-- start --

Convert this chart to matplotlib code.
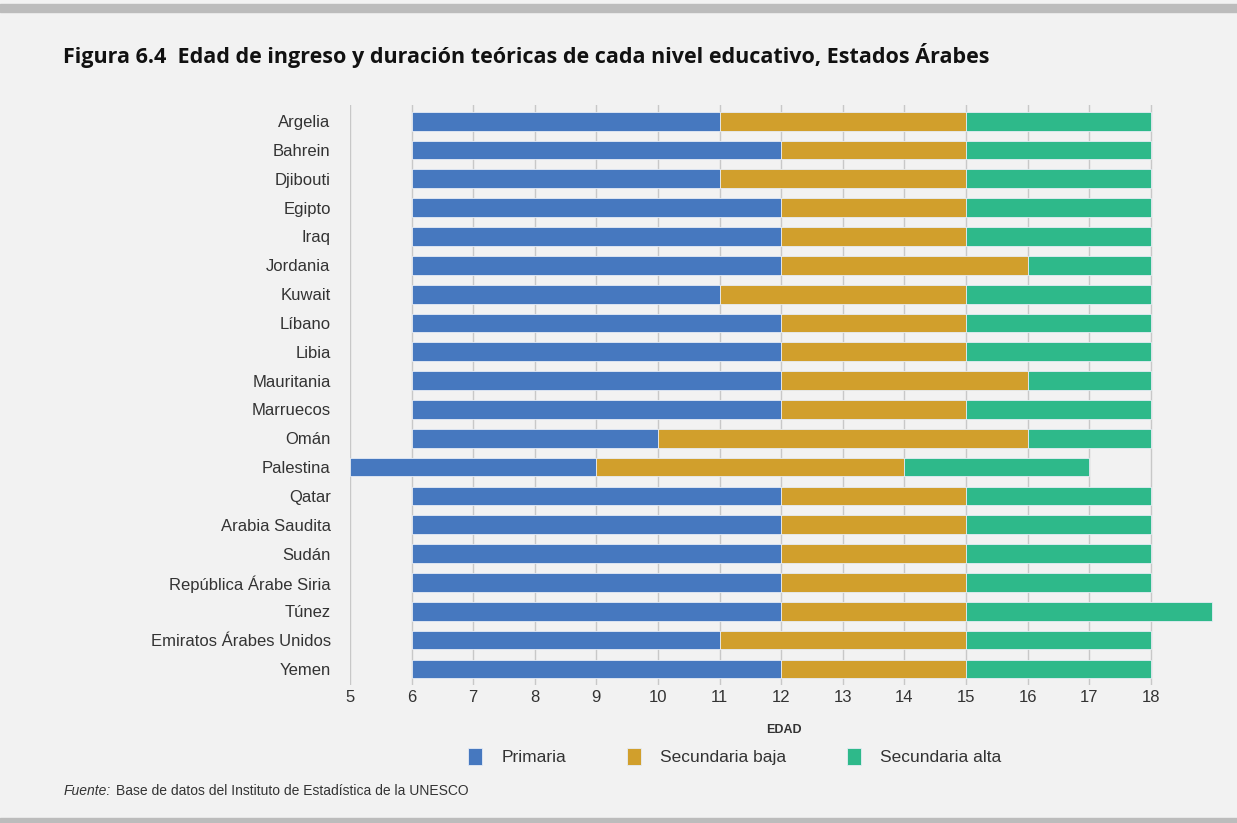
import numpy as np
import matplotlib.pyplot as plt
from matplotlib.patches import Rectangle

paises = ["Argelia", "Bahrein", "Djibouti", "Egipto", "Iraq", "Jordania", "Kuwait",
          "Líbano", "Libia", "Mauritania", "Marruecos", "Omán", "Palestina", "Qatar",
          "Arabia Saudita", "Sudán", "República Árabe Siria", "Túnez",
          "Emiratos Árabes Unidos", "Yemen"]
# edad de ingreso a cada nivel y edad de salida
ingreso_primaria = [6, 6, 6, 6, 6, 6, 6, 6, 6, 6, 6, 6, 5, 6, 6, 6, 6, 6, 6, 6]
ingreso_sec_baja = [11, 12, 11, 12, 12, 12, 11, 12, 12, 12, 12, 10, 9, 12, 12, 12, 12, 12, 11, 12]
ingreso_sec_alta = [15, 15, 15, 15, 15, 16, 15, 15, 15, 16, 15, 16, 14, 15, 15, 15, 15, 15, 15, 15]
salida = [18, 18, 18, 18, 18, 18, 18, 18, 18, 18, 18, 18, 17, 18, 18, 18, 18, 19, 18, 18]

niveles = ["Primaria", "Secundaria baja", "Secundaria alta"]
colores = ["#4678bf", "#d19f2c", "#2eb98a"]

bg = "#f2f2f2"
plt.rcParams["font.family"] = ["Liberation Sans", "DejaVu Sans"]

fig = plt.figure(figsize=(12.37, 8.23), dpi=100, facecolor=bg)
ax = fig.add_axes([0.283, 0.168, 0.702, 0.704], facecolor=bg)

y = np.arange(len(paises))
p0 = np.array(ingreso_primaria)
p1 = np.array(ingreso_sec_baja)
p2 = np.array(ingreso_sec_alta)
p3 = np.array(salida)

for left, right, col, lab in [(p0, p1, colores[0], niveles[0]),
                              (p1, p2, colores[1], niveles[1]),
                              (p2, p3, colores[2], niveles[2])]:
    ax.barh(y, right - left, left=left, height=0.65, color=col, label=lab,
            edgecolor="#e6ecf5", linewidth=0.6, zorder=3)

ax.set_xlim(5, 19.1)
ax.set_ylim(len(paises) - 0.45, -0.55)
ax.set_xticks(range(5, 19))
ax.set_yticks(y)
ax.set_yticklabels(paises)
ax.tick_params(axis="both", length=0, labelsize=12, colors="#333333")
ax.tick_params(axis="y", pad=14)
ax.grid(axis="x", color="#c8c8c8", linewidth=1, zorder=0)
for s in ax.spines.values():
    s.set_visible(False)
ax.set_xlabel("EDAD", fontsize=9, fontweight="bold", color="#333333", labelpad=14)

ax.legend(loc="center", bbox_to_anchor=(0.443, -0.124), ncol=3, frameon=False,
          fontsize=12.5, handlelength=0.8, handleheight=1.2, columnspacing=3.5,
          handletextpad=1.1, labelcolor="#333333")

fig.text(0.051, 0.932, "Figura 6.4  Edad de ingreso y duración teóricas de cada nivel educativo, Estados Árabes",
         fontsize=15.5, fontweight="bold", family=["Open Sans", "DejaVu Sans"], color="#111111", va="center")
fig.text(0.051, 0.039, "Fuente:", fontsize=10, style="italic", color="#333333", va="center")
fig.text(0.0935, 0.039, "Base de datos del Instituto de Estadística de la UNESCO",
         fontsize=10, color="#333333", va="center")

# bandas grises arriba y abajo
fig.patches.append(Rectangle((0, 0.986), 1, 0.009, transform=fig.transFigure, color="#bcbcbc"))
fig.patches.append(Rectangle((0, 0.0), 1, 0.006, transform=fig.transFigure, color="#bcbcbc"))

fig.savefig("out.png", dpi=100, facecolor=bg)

-- end --
-- start --

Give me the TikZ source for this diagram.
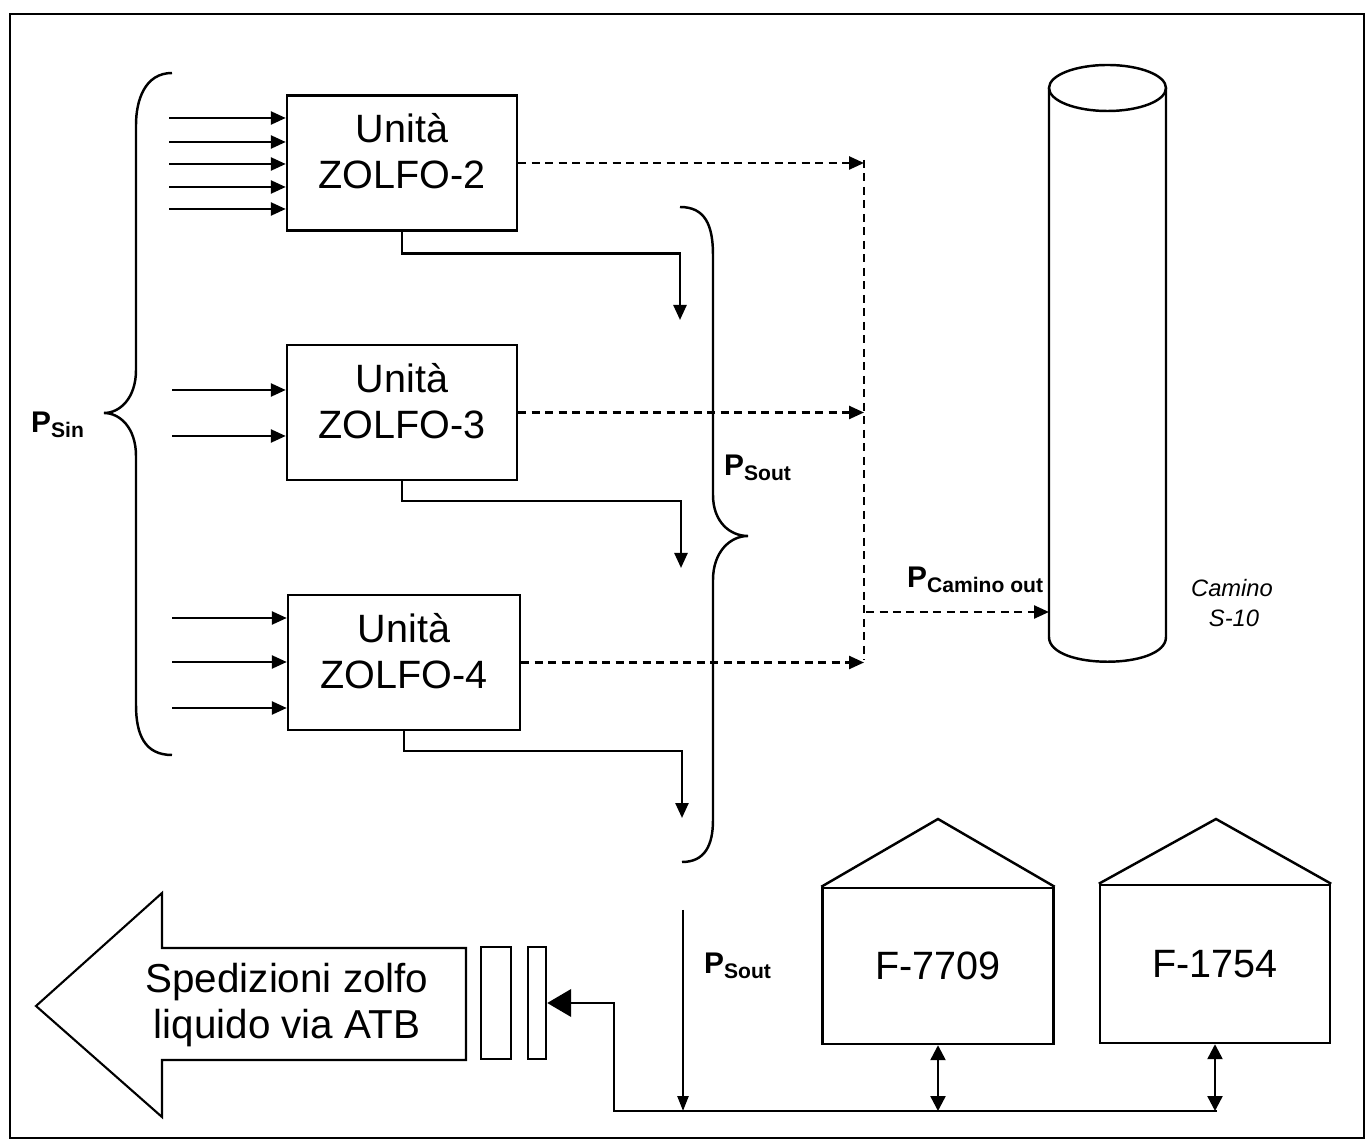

-- end --

▶ What you are asked to do: Any pictures should be left out. Reproduce every line from the one holding "Convert this chart to matplotlib code." down to the one holding "19, 18, 18]", both of those lines included.

▶ Final answer:
Convert this chart to matplotlib code.
import numpy as np
import matplotlib.pyplot as plt
from matplotlib.patches import Rectangle

paises = ["Argelia", "Bahrein", "Djibouti", "Egipto", "Iraq", "Jordania", "Kuwait",
          "Líbano", "Libia", "Mauritania", "Marruecos", "Omán", "Palestina", "Qatar",
          "Arabia Saudita", "Sudán", "República Árabe Siria", "Túnez",
          "Emiratos Árabes Unidos", "Yemen"]
# edad de ingreso a cada nivel y edad de salida
ingreso_primaria = [6, 6, 6, 6, 6, 6, 6, 6, 6, 6, 6, 6, 5, 6, 6, 6, 6, 6, 6, 6]
ingreso_sec_baja = [11, 12, 11, 12, 12, 12, 11, 12, 12, 12, 12, 10, 9, 12, 12, 12, 12, 12, 11, 12]
ingreso_sec_alta = [15, 15, 15, 15, 15, 16, 15, 15, 15, 16, 15, 16, 14, 15, 15, 15, 15, 15, 15, 15]
salida = [18, 18, 18, 18, 18, 18, 18, 18, 18, 18, 18, 18, 17, 18, 18, 18, 18, 19, 18, 18]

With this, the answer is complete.